The premise, if I have it right, is that we spend most of our lives at the mercy of our emotions: for example, when we lose our job we are distraught, we may cry, we may feel life is unfair etc, when really these emotions are completely manufactured from within us in the first place. Acknowledging, noticing and living with this fact is the only way to shed this constantly churning cycle of pain we put ourselves through.

Events happen in life, it is only how we REACT and associate them that make them seem GOOD or BAD, when really they are neither, they are just mere happenings in the world they only become good or bad because of how we THINK about them. It is a hard fact to face that, well, our emotional reactions: e.g. 'oh my god, she is so MEAN', 'I can't believe he would SAY that to ME', 'What the hell was she thinking wearing THAT' is really not what makes our personality, they are just learned habits and reactions to pressure and threat and can be shed.

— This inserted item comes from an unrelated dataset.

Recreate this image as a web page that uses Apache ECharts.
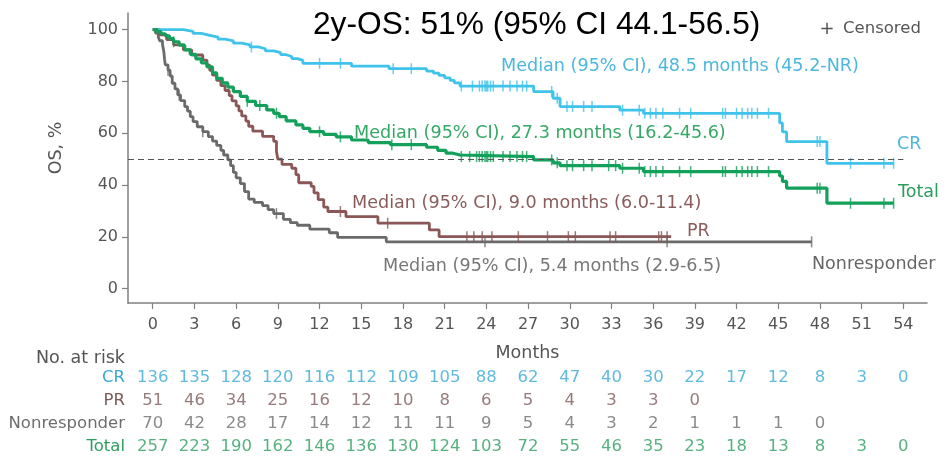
<!DOCTYPE html>
<html><head><meta charset="utf-8">
<script src="https://cdn.jsdelivr.net/npm/echarts@6/dist/echarts.min.js"></script>
<style>html,body{margin:0;padding:0;background:#fff}#c{width:948px;height:462px}</style>
</head><body><div id="c"></div>
<script>
// ---------- data ----------
const monthTicks = [0,3,6,9,12,15,18,21,24,27,30,33,36,39,42,45,48,51,54];
const yTicks = [0,20,40,60,80,100];
const groups = ['CR','PR','Nonresponder','Total'];

const crCurve = [[0,100],[2.2,99.3],[2.9,98.5],[3.5,97.8],[4.1,97.1],[4.7,96.3],[5.2,95.6],[5.8,94.8],[6.4,94.1],[7.0,93.3],[7.6,92.6],[8.1,91.8],[8.7,91.1],[9.2,90.3],[9.6,89.6],[10.0,88.8],[10.4,88.1],[10.8,87.0],[14.3,85.9],[17.0,84.9],[19.7,84.0],[20.2,83.2],[20.6,82.3],[21.0,81.4],[21.4,80.4],[21.7,79.4],[22.1,78.2],[27.4,76.1],[28.8,73.5],[29.3,70.3],[33.6,68.9],[35.3,67.7],[45.1,64.0],[45.3,60.5],[45.6,56.8],[48.5,48.4],[53.3,48.4]];
const prCurve = [[0,100],[0.5,98],[1.0,96.1],[1.5,94.1],[2.2,92.2],[2.8,90.2],[3.6,88.2],[3.9,86.3],[4.1,84.3],[4.3,82.4],[4.6,80.4],[4.9,78.4],[5.2,76.5],[5.5,74.5],[5.7,72.5],[6.0,70.6],[6.2,68.6],[6.4,66.7],[6.7,64.7],[6.9,62.7],[7.2,60.8],[7.9,58.8],[8.7,56.9],[8.9,53.0],[9.0,50.0],[9.3,48.0],[10.0,46.5],[10.3,44.0],[10.5,40.9],[11.4,39.5],[11.6,37.0],[11.9,34.4],[12.3,31.5],[12.6,29.8],[13.9,27.8],[16.2,25.3],[19.9,22.7],[20.6,20.1],[37.3,20.1]];
const nrCurve = [[0,100],[0.2,98.6],[0.4,97.1],[0.5,95.7],[0.7,94.3],[0.75,92.9],[0.8,91.4],[0.85,88.6],[0.9,86.4],[1.1,84.3],[1.25,82.1],[1.4,79.3],[1.6,77.1],[1.8,74.8],[2.0,72.6],[2.3,70.3],[2.5,68.5],[2.7,66.4],[2.9,64.5],[3.2,62.5],[3.6,60.6],[4.0,58.7],[4.3,57.0],[4.6,55.3],[4.9,53.4],[5.1,51.6],[5.4,49.7],[5.6,47.5],[5.8,44.9],[6.0,42.8],[6.3,40.6],[6.6,37.5],[6.9,34.6],[7.3,33.3],[7.9,32.1],[8.3,30.5],[8.7,29.0],[9.4,26.8],[9.9,25.5],[10.4,24.5],[11.3,23.0],[12.7,21.6],[13.3,19.8],[16.8,18.1],[47.4,18.1]];
const totalCurve = [[0,100],[0.3,99.2],[0.6,98.4],[0.9,97.6],[1.2,96.5],[1.5,95.3],[1.9,94.0],[2.3,92.2],[2.7,90.4],[3.1,88.7],[3.5,87.1],[3.9,85.6],[4.3,83.3],[4.6,81.2],[5.0,79.4],[5.4,77.8],[5.8,76.1],[6.3,74.2],[6.8,72.3],[7.4,70.7],[8.2,69.0],[8.7,67.7],[9.1,66.4],[9.6,64.8],[10.3,63.2],[10.8,61.9],[11.3,60.6],[12.3,59.6],[13.2,58.6],[14.3,57.4],[15.5,56.4],[17.1,55.6],[19.7,54.6],[20.5,53.4],[21.1,52.3],[21.6,51.6],[22.1,51.0],[27.4,49.7],[28.8,48.6],[29.3,47.5],[33.6,46.5],[35.3,45.2],[45.1,43.5],[45.3,41.4],[45.6,38.8],[48.5,33.0],[53.3,33.0]];

const crCensor = [7.1,12.0,13.5,17.3,18.6,22.2,23.0,23.5,23.7,23.9,24.0,24.1,24.3,24.5,25.2,25.7,26.2,26.6,26.9,28.7,29.1,29.8,30.2,31.0,31.6,33.8,35.0,35.4,35.8,36.2,36.7,37.9,38.7,41.0,41.2,42.0,42.4,42.8,43.1,43.5,44.3,47.8,48.0,50.2,52.6,53.3];
const prCensor = [13.5,16.9,22.6,23.1,23.7,24.4,26.3,28.4,29.9,30.4,32.9,33.3,36.4,36.6,37.0];
const nrCensor = [1.1,1.9,3.6,8.9,23.9,37.0,47.4];
const totalCensor = [1.5,6.8,7.7,8.9,12.0,13.5,17.2,18.6,22.2,22.8,23.3,23.5,23.7,23.9,24.0,24.1,24.3,24.5,25.2,25.7,26.2,26.6,26.9,28.7,29.1,29.8,30.2,31.0,31.6,32.8,33.3,33.8,35.0,35.4,35.8,36.2,36.7,37.9,38.7,41.0,41.2,42.0,42.4,42.8,43.1,43.5,44.3,47.8,48.0,50.2,52.6,53.3];

const riskCR = [136,135,128,120,116,112,109,105,88,62,47,40,30,22,17,12,8,3,0];
const riskPR = [51,46,34,25,16,12,10,8,6,5,4,3,3,0];
const riskNR = [70,42,28,17,14,12,11,11,9,5,4,3,2,1,1,1,0];
const riskTotal = [257,223,190,162,146,136,130,124,103,72,55,46,35,23,18,13,8,3,0];

// ---------- styling ----------
const C = {cr:'#3fc3ea', pr:'#8a5656', nr:'#6a6a6a', total:'#12a05a'};
const T = {cr:'#37a9d4', pr:'#7b5a5a', nr:'#6d6d6d', total:'#2d9e5e'};
const FONT = 'DejaVu Sans';
const XMIN = -1.78, XMAX = 55.7;

function survAt(curve, t){ let s = curve[0][1]; for (const p of curve){ if (p[0] <= t) s = p[1]; else break; } return s; }
function censorData(curve, times){ return times.map(t => [t, survAt(curve, t)]); }
function lineSeries(name, curve, color, w){
  return {name, type:'line', step:'end', data:curve, xAxisIndex:0, yAxisIndex:0, symbol:'none',
    lineStyle:{color, width:w}, z:3, animation:false};
}
function censorSeries(name, curve, times, color){
  return {name:name+' censored', type:'scatter', data:censorData(curve, times), xAxisIndex:0, yAxisIndex:0,
    symbol:'rect', symbolSize:[1.5, 11], itemStyle:{color}, z:4, animation:false};
}
function riskSeries(row, vals, color){
  return {type:'scatter', xAxisIndex:1, yAxisIndex:1, symbolSize:1, itemStyle:{color:'rgba(0,0,0,0)'},
    data: vals.map((v,i) => [monthTicks[i], row, v]),
    label:{show:true, position:'inside', formatter:p => p.value[2], color, fontFamily:FONT, fontSize:16.5},
    animation:false};
}

const chart = echarts.init(document.getElementById('c'), null, {renderer:'canvas'});
const axisGrey = '#808080';
chart.setOption({
  backgroundColor:'#fff',
  animation:false,
  grid:[
    {left:128, top:13, width:799, height:290},
    {left:128, top:366.5, width:799, height:92}
  ],
  xAxis:[
    {type:'value', gridIndex:0, min:XMIN, max:XMAX,
      axisLine:{show:true, onZero:false, lineStyle:{color:axisGrey, width:1.5}},
      axisTick:{show:true, customValues:monthTicks, length:6, lineStyle:{color:axisGrey, width:1.2}},
      axisLabel:{customValues:monthTicks, margin:14, color:'#555', fontFamily:FONT, fontSize:16},
      splitLine:{show:false},
      name:'Months', nameLocation:'middle', nameGap:41,
      nameTextStyle:{color:'#555', fontFamily:FONT, fontSize:17.5}},
    {type:'value', gridIndex:1, min:XMIN, max:XMAX, show:false}
  ],
  yAxis:[
    {type:'value', gridIndex:0, min:-5.5, max:106.4,
      axisLine:{show:true, onZero:false, lineStyle:{color:axisGrey, width:1.5}},
      axisTick:{show:true, customValues:yTicks, length:6, lineStyle:{color:axisGrey, width:1.2}},
      axisLabel:{customValues:yTicks, margin:10, color:'#555', fontFamily:FONT, fontSize:16},
      splitLine:{show:false}},
    {type:'category', gridIndex:1, data:groups, inverse:true,
      axisLine:{show:false}, axisTick:{show:false},
      axisLabel:{margin:3, fontFamily:FONT, fontSize:16.5,
        color:(v) => ({CR:T.cr, PR:T.pr, Nonresponder:T.nr, Total:T.total})[v]}}
  ],
  series:[
    lineSeries('Nonresponder', nrCurve, C.nr, 2.8),
    censorSeries('Nonresponder', nrCurve, nrCensor, C.nr),
    lineSeries('PR', prCurve, C.pr, 2.8),
    censorSeries('PR', prCurve, prCensor, C.pr),
    lineSeries('CR', crCurve, C.cr, 2.8),
    censorSeries('CR', crCurve, crCensor, C.cr),
    Object.assign(lineSeries('Total', totalCurve, C.total, 3.2), {
      markLine:{silent:true, symbol:['none','none'], label:{show:false},
        lineStyle:{type:[6,4], color:'#555', width:1},
        data:[[{coord:[XMIN,50]},{coord:[54,50]}]]}
    }),
    censorSeries('Total', totalCurve, totalCensor, C.total),
    riskSeries('CR', riskCR, T.cr),
    riskSeries('PR', riskPR, T.pr),
    riskSeries('Nonresponder', riskNR, T.nr),
    riskSeries('Total', riskTotal, T.total)
  ],
  graphic:[
    {type:'text', left:313, top:9, style:{text:'2y-OS: 51% (95% CI 44.1-56.5)', fill:'#000', font:'31.7px "Liberation Sans"'}},
    {type:'text', x:827, y:29, style:{text:'+', fill:'#555', font:'18px '+FONT, textAlign:'center', textVerticalAlign:'middle'}},
    {type:'text', x:843, y:29, style:{text:'Censored', fill:'#555', font:'16.5px '+FONT, textVerticalAlign:'middle'}},
    {type:'text', x:501, y:66, style:{text:'Median (95% CI), 48.5 months (45.2-NR)', fill:'#4cb8dc', font:'17.6px '+FONT, textVerticalAlign:'middle'}},
    {type:'text', x:354, y:133, style:{text:'Median (95% CI), 27.3 months (16.2-45.6)', fill:'#36a865', font:'17.6px '+FONT, textVerticalAlign:'middle'}},
    {type:'text', x:352, y:203, style:{text:'Median (95% CI), 9.0 months (6.0-11.4)', fill:'#8a5c5c', font:'17.6px '+FONT, textVerticalAlign:'middle'}},
    {type:'text', x:383, y:266, style:{text:'Median (95% CI), 5.4 months (2.9-6.5)', fill:'#777', font:'17.6px '+FONT, textVerticalAlign:'middle'}},
    {type:'text', x:687, y:231, style:{text:'PR', fill:'#8a5c5c', font:'17.5px '+FONT, textVerticalAlign:'middle'}},
    {type:'text', x:812, y:264, style:{text:'Nonresponder', fill:'#666', font:'17.5px '+FONT, textVerticalAlign:'middle'}},
    {type:'text', x:897, y:144, style:{text:'CR', fill:'#4cb8dc', font:'17.5px '+FONT, textVerticalAlign:'middle'}},
    {type:'text', x:898, y:192, style:{text:'Total', fill:'#2a9d5c', font:'17.5px '+FONT, textVerticalAlign:'middle'}},
    {type:'text', x:56, y:148, rotation:Math.PI/2, style:{text:'OS, %', fill:'#555', font:'17.5px '+FONT, textAlign:'center', textVerticalAlign:'middle'}},
    {type:'text', x:125, y:358, style:{text:'No. at risk', fill:'#555', font:'17.5px '+FONT, textAlign:'right', textVerticalAlign:'middle'}}
  ]
});
</script>
</body></html>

The only area that I don't think is addressed properly in this book is what we see as the 'positives' in life. I work for a corporate company and with so much emphasis on the 'here and now' I wonder what I am supposed to be working for and toward, should I even be thinking and planning for the future, aiming for promotion etc? If it's ok, how is the most Zen-like way to do it? I feel really demotivated to achieve now and genuinely confused about it. The author says that often we give up so easily on partners because they don't satisfy our ego-centric demands, which I often think is true enough. Though I see this as I should be contented to be romantically linked with ANYONE seen as most problems come from my learned habits in the first place and I can be joyful even during so called 'happy' and 'sad' events. So what exactly DOES motivate a Zen master to break-up with someone??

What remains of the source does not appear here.